Yashim se introdujo en el túnel como una serpiente que desaparece en su madriguera. La luz de la puerta bailaba y destellaba sobre las paredes. Al frente sólo había oscuridad.
Dos pasos. Cinco pasos. Estaba muy adentro, agachado en la oscuridad. Se dio la vuelta, con dificultad, resistiendo la urgencia de apretar la espalda contra el bajo techo del túnel, debido al pánico. Respirando hondo, miró hacia atrás, a la boca del túnel, hacia la luz.
Vio que un par de pies calzados con sandalias se acercaban al borde del gran tanque. El hombre se arrodilló. Yashim podía verle las rodillas, y el brazo que se alargaba hacia el tanque. El hombre se puso de pie. Empezó a moverse a lo largo del borde del depósito como Yashim había hecho momentos antes. Bajó un escalón, y se detuvo. Al cabo de un momento, volvió a moverse y desapareció de la vista.

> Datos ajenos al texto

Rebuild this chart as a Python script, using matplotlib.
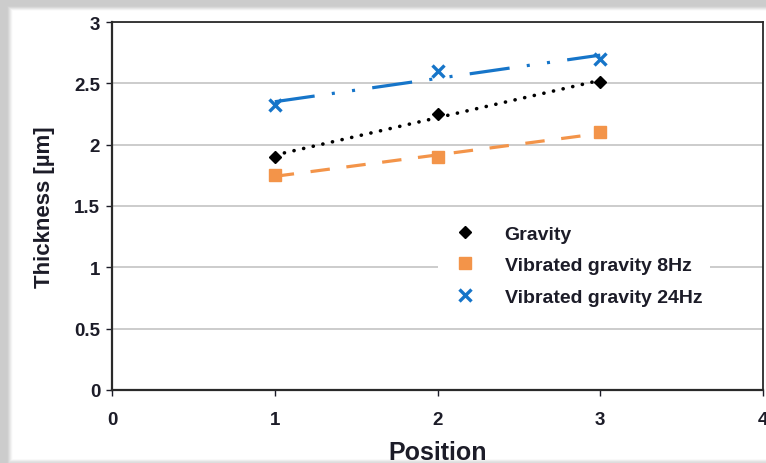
"""
Film thickness versus sample position for the three filling methods.

Markers are the measured thicknesses; the lines through them are linear
least-squares trendlines over positions 1-3, as in the original spreadsheet.
"""

import numpy as np
import matplotlib
matplotlib.use("Agg")
import matplotlib.pyplot as plt

plt.rcParams["font.family"] = ["Liberation Sans", "DejaVu Sans"]
plt.rcParams["font.weight"] = "bold"
plt.rcParams["axes.labelweight"] = "bold"
plt.rcParams["lines.scale_dashes"] = False

POSITIONS = [1, 2, 3]
GRAVITY = [1.90, 2.25, 2.51]
VIBRATED_8HZ = [1.75, 1.90, 2.10]
VIBRATED_24HZ = [2.32, 2.60, 2.70]

SERIES_LABELS = ["Gravity", "Vibrated gravity 8Hz", "Vibrated gravity 24Hz"]
X_TICKS = [0, 1, 2, 3, 4]
Y_TICKS = [0, 0.5, 1, 1.5, 2, 2.5, 3]

ORANGE = "#F39449"
BLUE = "#1675C9"
TEXT = "#1c1c28"

W, H = 766, 464


def frame_shadow(w, h):
    """Grey drop-shadow band along the top and left edge of the figure."""
    yy, xx = np.mgrid[0:h, 0:w]
    def ramp(d, a, b):
        t = np.clip((d - a) / (b - a), 0, 1)
        return t * t * (3 - 2 * t)
    shade = np.minimum(ramp(yy, 6, 12), ramp(xx, 6, 13))
    shade = np.minimum(shade, 0.35 + 0.65 * ramp(h - 1 - yy, 0, 4))
    v = 0.80 + 0.20 * shade
    img = np.dstack([v, v, v, np.ones_like(v)])
    return img


def trend(x, y):
    k, b = np.polyfit(x, y, 1)
    xs = np.array([min(x), max(x)])
    return xs, k * xs + b


fig = plt.figure(figsize=(W / 100, H / 100), dpi=100)
fig.figimage(frame_shadow(W, H), xo=0, yo=0, origin="upper", zorder=-5)

ax = fig.add_axes([112 / W, 1 - 391 / H, 651 / W, 368 / H])
ax.set_facecolor("white")

# trendlines
xs, ys = trend(POSITIONS, GRAVITY)
ax.plot(xs, ys, color="black", lw=2.6, dashes=(0.1, 7.0), dash_capstyle="round", zorder=3)
xs, ys = trend(POSITIONS, VIBRATED_8HZ)
ax.plot(xs, ys, color=ORANGE, lw=2.3, dashes=(14, 12), zorder=3)
xs, ys = trend(POSITIONS, VIBRATED_24HZ)
ax.plot(xs, ys, color=BLUE, lw=2.3, dashes=(29, 12.5, 2.2, 12.5, 2.2, 12.5), zorder=3)

# measured points
ax.plot(POSITIONS, GRAVITY, ls="none", marker="D", ms=6.5, color="black",
        label=SERIES_LABELS[0], zorder=4)
ax.plot(POSITIONS, VIBRATED_8HZ, ls="none", marker="s", ms=8.5, color=ORANGE,
        label=SERIES_LABELS[1], zorder=4)
ax.plot(POSITIONS, VIBRATED_24HZ, ls="none", marker="x", ms=8.5, mew=2.4, color=BLUE,
        label=SERIES_LABELS[2], zorder=4)

ax.set_xlim(0, 4)
ax.set_ylim(0, 3)
ax.set_xticks(X_TICKS)
ax.set_yticks(Y_TICKS)
ax.set_xticklabels([str(t) for t in X_TICKS])
ax.set_yticklabels([f"{t:g}" for t in Y_TICKS])
ax.yaxis.grid(True, color="#c4c4c4", lw=1.2)
ax.set_axisbelow(True)

for side in ["left", "bottom"]:
    ax.spines[side].set_linewidth(1.6)
    ax.spines[side].set_color("#2a2a2a")
for side in ["top", "right"]:
    ax.spines[side].set_linewidth(1.3)
    ax.spines[side].set_color("#2a2a2a")

ax.tick_params(axis="y", direction="out", length=4.5, width=1.0, pad=4,
               labelsize=13.5, colors=TEXT)
ax.tick_params(axis="x", direction="out", length=4, width=1.0, pad=11,
               labelsize=13.5, colors=TEXT)

ax.set_ylabel("Thickness [µm]", fontsize=16, color=TEXT, labelpad=14)
ax.set_xlabel("Position", fontsize=18, color=TEXT, labelpad=8.5)

leg = ax.legend(loc="upper left", bbox_to_anchor=(0.50, 0.469), borderaxespad=0,
                fontsize=14, frameon=True, framealpha=1, edgecolor="none",
                handlelength=2.0, handletextpad=1.05, labelspacing=0.71,
                borderpad=0.4, fancybox=False)
for t in leg.get_texts():
    t.set_color(TEXT)

fig.savefig("out.png", dpi=100)
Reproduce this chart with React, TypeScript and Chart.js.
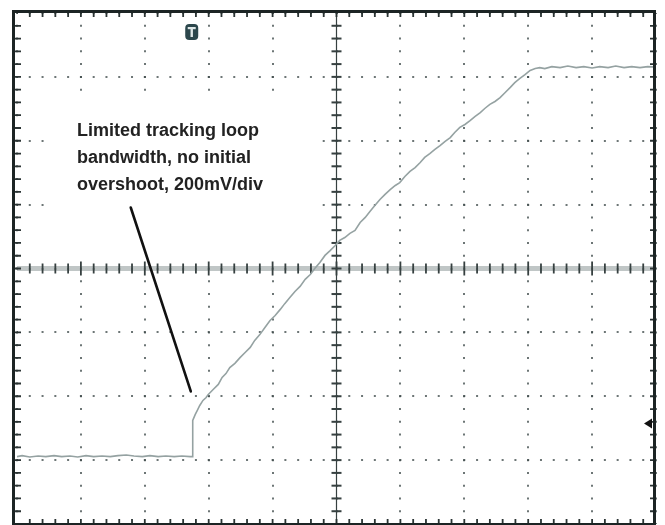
import { useEffect, useRef } from "react";
import { Chart, registerables } from "chart.js";

Chart.register(...registerables);

// Screen is 10 horizontal divisions by 8 vertical divisions at 200 mV/div.
const timeMinDiv = 0;
const timeMaxDiv = 10;
const voltMinMv = -800;
const voltMaxMv = 800;
const voltStepMv = 200;

// Captured output trace: time in divisions, voltage in mV.
const traceTime = [
  0, 0.08, 0.2, 0.33, 0.45, 0.58, 0.7, 0.83, 0.95, 1.08, 1.2, 1.33, 1.46, 1.58, 1.71,
  1.83, 1.96, 2.08, 2.21, 2.33, 2.46, 2.58, 2.71, 2.75,
  2.75, 2.79, 2.82, 2.86, 2.91, 2.96, 2.99,
  3.07, 3.15, 3.21, 3.27, 3.33, 3.41, 3.49, 3.57, 3.65, 3.72, 3.8, 3.88, 3.96, 4.04,
  4.12, 4.19, 4.27, 4.35, 4.43, 4.51, 4.59, 4.66, 4.74, 4.82, 4.9, 4.98, 5.05, 5.13,
  5.21, 5.29, 5.37, 5.45, 5.52, 5.6, 5.68, 5.76, 5.84, 5.92, 5.99, 6.07, 6.15, 6.23,
  6.31, 6.38, 6.46, 6.54, 6.62, 6.7, 6.78, 6.85, 6.93, 7.01, 7.09, 7.17, 7.25, 7.32,
  7.4, 7.48, 7.56, 7.64, 7.72, 7.79, 7.87, 7.95, 8.03, 8.11, 8.18,
  8.26, 8.37, 8.5, 8.62, 8.75, 8.87, 9.0, 9.12, 9.25, 9.37, 9.5, 9.62, 9.75, 9.87, 10.0,
];
const traceMv = [
  -589, -586, -590, -587, -589, -586, -589, -587, -590, -586, -589, -587, -589, -586, -584,
  -587, -589, -586, -589, -587, -589, -587, -589, -589,
  -476, -457, -445, -429, -413, -404, -395,
  -379, -363, -341, -329, -310, -297, -279, -263, -247, -225, -207, -185, -163, -147,
  -128, -110, -91, -72, -56, -34, -19, 0, 19, 41, 56, 72, 88, 97,
  110, 119, 144, 160, 178, 197, 216, 232, 247, 260, 269, 288, 304, 316,
  332, 348, 360, 373, 385, 398, 410, 426, 442, 451, 463, 476, 488, 501,
  514, 523, 535, 551, 567, 582, 595, 607, 620, 626, 629,
  626, 632, 629, 634, 629, 632, 628, 632, 629, 634, 629, 632, 629, 632, 631,
];

// Scope markers.
const triggerTimeDiv = 2.75;
const triggerLevelMv = -485;

// Callout text.
const noteLines = ["Limited tracking loop", "bandwidth, no initial", "overshoot, 200mV/div"];

const MINOR_PER_DIV = 5;

const scopeDecor = {
  id: "scopeDecor",
  beforeDraw(chart: any) {
    const { ctx, width, height } = chart;
    ctx.save();
    ctx.fillStyle = "#ffffff";
    ctx.fillRect(0, 0, width, height);
    ctx.restore();
  },
  beforeDatasetsDraw(chart: any) {
    const { ctx, chartArea } = chart;
    const xs = chart.scales.x;
    const ys = chart.scales.y;
    const { left, right, top, bottom } = chartArea;
    ctx.save();

    // blank panel behind the callout text
    ctx.fillStyle = "#ffffff";
    const bx0 = xs.getPixelForValue(0.47);
    const bx1 = xs.getPixelForValue(4.77);
    const by0 = ys.getPixelForValue(545);
    const by1 = ys.getPixelForValue(22);
    ctx.fillRect(bx0, by0, bx1 - bx0, by1 - by0);

    // centre horizontal axis: grey band with tick marks
    const yc = ys.getPixelForValue(0);
    ctx.strokeStyle = "rgba(150,160,160,0.6)";
    ctx.lineWidth = 5;
    ctx.beginPath();
    ctx.moveTo(left, yc);
    ctx.lineTo(right, yc);
    ctx.stroke();
    ctx.strokeStyle = "#364040";
    ctx.lineWidth = 1.8;
    const nx = (timeMaxDiv - timeMinDiv) * MINOR_PER_DIV;
    for (let i = 1; i < nx; i++) {
      const px = xs.getPixelForValue(timeMinDiv + i / MINOR_PER_DIV);
      const h = i % MINOR_PER_DIV === 0 ? 7 : 5;
      ctx.beginPath();
      ctx.moveTo(px, yc - h);
      ctx.lineTo(px, yc + h);
      ctx.stroke();
    }

    // centre vertical axis with tick marks
    const xc = xs.getPixelForValue((timeMinDiv + timeMaxDiv) / 2);
    ctx.lineWidth = 1.2;
    ctx.beginPath();
    ctx.moveTo(xc, top);
    ctx.lineTo(xc, bottom);
    ctx.stroke();
    ctx.lineWidth = 2;
    const ny = ((voltMaxMv - voltMinMv) / voltStepMv) * MINOR_PER_DIV;
    for (let i = 1; i < ny; i++) {
      const py = ys.getPixelForValue(voltMinMv + (i * voltStepMv) / MINOR_PER_DIV);
      ctx.beginPath();
      ctx.moveTo(xc - 5, py);
      ctx.lineTo(xc + 5, py);
      ctx.stroke();
    }

    // minor ticks along the graticule edges
    ctx.lineWidth = 1.8;
    ctx.strokeStyle = "#2a3333";
    for (let i = 1; i < nx; i++) {
      const px = xs.getPixelForValue(timeMinDiv + i / MINOR_PER_DIV);
      ctx.beginPath();
      ctx.moveTo(px, top - 1);
      ctx.lineTo(px, top + 4);
      ctx.moveTo(px, bottom);
      ctx.lineTo(px, bottom - 5);
      ctx.stroke();
    }
    for (let i = 1; i < ny; i++) {
      const py = ys.getPixelForValue(voltMinMv + (i * voltStepMv) / MINOR_PER_DIV);
      ctx.beginPath();
      ctx.moveTo(left - 3, py);
      ctx.lineTo(left + 4, py);
      ctx.moveTo(right, py);
      ctx.lineTo(right - 6, py);
      ctx.stroke();
    }
    ctx.restore();
  },
  afterDatasetsDraw(chart: any) {
    const { ctx, chartArea } = chart;
    const xs = chart.scales.x;
    const ys = chart.scales.y;
    const { left, right, top, bottom } = chartArea;
    ctx.save();

    // callout text
    ctx.fillStyle = "#222222";
    ctx.font = "bold 18px 'Liberation Sans', Arial, sans-serif";
    ctx.textBaseline = "alphabetic";
    ctx.textAlign = "left";
    const tx = xs.getPixelForValue(0.94);
    noteLines.forEach((line, i) => {
      ctx.fillText(line, tx, ys.getPixelForValue(414 - i * 84));
    });

    // pointer from callout to the start of the ramp
    ctx.strokeStyle = "#111111";
    ctx.lineWidth = 2.6;
    ctx.lineCap = "round";
    ctx.beginPath();
    ctx.moveTo(xs.getPixelForValue(1.78), ys.getPixelForValue(191));
    ctx.lineTo(xs.getPixelForValue(2.72), ys.getPixelForValue(-385));
    ctx.stroke();

    // trigger position marker
    const tpx = xs.getPixelForValue(triggerTimeDiv) - 1;
    const mw = 13;
    const mh = 16;
    const my = top + 11;
    ctx.fillStyle = "#2c474c";
    ctx.beginPath();
    ctx.roundRect(tpx - mw / 2, my, mw, mh, 4);
    ctx.fill();
    ctx.fillStyle = "#dfe8e8";
    ctx.fillRect(tpx - 4, my + 3, 8, 2.2);
    ctx.fillRect(tpx - 1.2, my + 3, 2.4, 10);

    // trigger level marker on the right edge
    const ly = ys.getPixelForValue(triggerLevelMv);
    ctx.fillStyle = "#111111";
    ctx.beginPath();
    ctx.moveTo(right - 12, ly);
    ctx.lineTo(right - 4, ly - 5);
    ctx.lineTo(right - 4, ly + 5);
    ctx.closePath();
    ctx.fill();

    // graticule frame, drawn just outside the left and top grid edges
    ctx.strokeStyle = "#1c2424";
    ctx.lineWidth = 3;
    ctx.strokeRect(left - 3.5, top - 1.5, right - 1.5 - (left - 3.5), bottom + 0.5 - (top - 1.5));
    ctx.restore();
  },
};

export default function App() {
  const canvasRef = useRef<HTMLCanvasElement | null>(null);

  useEffect(() => {
    const canvas = canvasRef.current;
    if (!canvas) return;
    const points = traceTime.map((t, i) => ({ x: t, y: traceMv[i] }));
    const chart = new Chart(canvas, {
      type: "line",
      data: {
        datasets: [
          {
            label: "Output",
            data: points,
            borderColor: "#95a2a2",
            borderWidth: 1.6,
            pointRadius: 0,
            tension: 0,
            fill: false,
          },
        ],
      },
      options: {
        animation: false,
        responsive: false,
        devicePixelRatio: 1,
        layout: { padding: { left: 17, top: 13, right: 9, bottom: 1 } },
        plugins: {
          legend: { display: false },
          tooltip: { enabled: false },
          title: { display: false },
        },
        scales: {
          x: {
            type: "linear",
            min: timeMinDiv,
            max: timeMaxDiv,
            ticks: { display: false, stepSize: 1 },
            grid: { drawTicks: false, color: "rgba(60,72,72,0.75)", lineWidth: 2 },
            border: { display: false, dash: [2, 10.775], dashOffset: 1 },
          },
          y: {
            type: "linear",
            min: voltMinMv,
            max: voltMaxMv,
            ticks: { display: false, stepSize: voltStepMv },
            grid: { drawTicks: false, color: "rgba(60,72,72,0.75)", lineWidth: 2 },
            border: { display: false, dash: [2, 10.78], dashOffset: 1 },
          },
        },
      },
      plugins: [scopeDecor],
    });
    return () => chart.destroy();
  }, []);

  return (
    <div style={{ position: "fixed", left: 0, top: 0, width: 665, height: 525, background: "#fff" }}>
      <canvas ref={canvasRef} width={665} height={525} style={{ display: "block" }} />
    </div>
  );
}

El hombre estaba bajando por los depósitos que formaban como un tramo semicircular de escaleras. Deteniéndose y abriendo los pequeños tubos a medida que avanzaba.
Yashim dio varios pasos hacia atrás, encogiéndose más en la oscuridad del túnel.
Mientras observaba, una luz anaranjada empezó a parpadear contra la pared lateral, cerca de la abertura.
No se había dado cuenta de que el hombre llevaba una antorcha.
La mente de Yashim se disparó, recorriendo una serie de imágenes. Vio al niño esperando a su padre en la baja pared de piedra del otro lado de la calle.
Vio ponerse el sol. Al niño en la puerta del sifón gritando el nombre de su padre. Una manita cerrándose en torno de una bola plateada. Una bolita hueca y abollada como la que había caído de la espita unos minutos antes. Minutos que parecían un siglo.
Yashim se dio la vuelta enfrentándose a la oscuridad. Sintiendo el horror de una luz a sus espaldas. Sintiendo el peso del túnel en su doblado cuello.
Alargó las manos, tocó la basta obra de mampostería a cada lado, y empezó a arrastrarse hacia delante en la oscuridad.